MRSA is the acronym for methicillin-resistant Staphylococcus aureus. The Staphylococcus aureus bacteria are commonly carried on the skin or in the mucous membranes of the nose, even of healthy individuals. MRSAs may be asymptomatic or may have symptoms that begin with or include itchiness.
Typically, MRSA infections initially appear to resemble normal skin infections. They may be confused for a small bug bite, pimple or scratch. Often, itchiness accompanies the small infection. In some cases, if left untreated, MRSA infections may progress to become large, red, swollen and painful boils or open bites.
MRSA and Itching
With good hygiene, the initial small itchy bump or infection may clear up on its own. In other cases, the infection becomes larger and deeper, affecting the deeper tissue under the skin and possibly the glands in the skin that produce oil. Once the infection spreads and becomes deeper, the itchiness usually disappears and the skin begins to swell and becomes painful. If the MRSA is not treated at this time, the infection may form a whitehead, which may then break into an open boil that drains blood, pus or liquid.
MRSA spreads through physical contact with an infected person or object. It is usually not an airborne bacteria. However, a healthy person with no outward signs of disease may have the bacteria in their nose or on their skin and spread the bacteria to another person, infecting the other person and causing them to become symptomatic. Thus, a person does not have to be exhibiting itching or other symptoms to be a carrier.
Who is at risk of MRSA and itching?
MRSA infections occur most frequently in health care settings (hospitals, nursing homes and other health care facilities). Other common sites of MRSA infection include community gathering places, such as schools, day-cares and prison.

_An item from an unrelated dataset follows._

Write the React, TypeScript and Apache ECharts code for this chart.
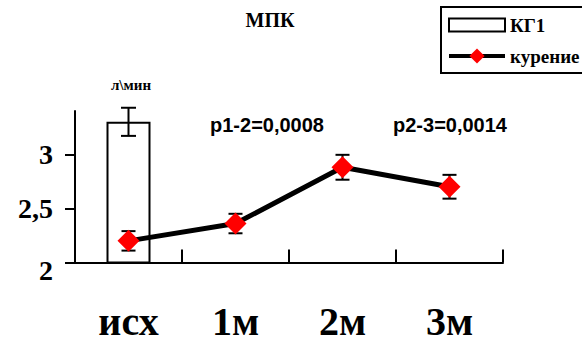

Treatment for Itching and MRSA
Mild infections that are limited to the skin are usually treatable by cleaning the area thoroughly on a regular basis. This regular cleaning can also help to reduce the itching associated with MRSA. Antibiotics may be recommended, but MRSA is generally not responsive to antibiotics and requires a longer and/or larger dose of antibiotics. The longer an MRSA infection is left untreated, the more difficult it becomes to cure. Because of the relative ineffectiveness of antibiotics, eventually the infection may become a life threatening bone or blood infection.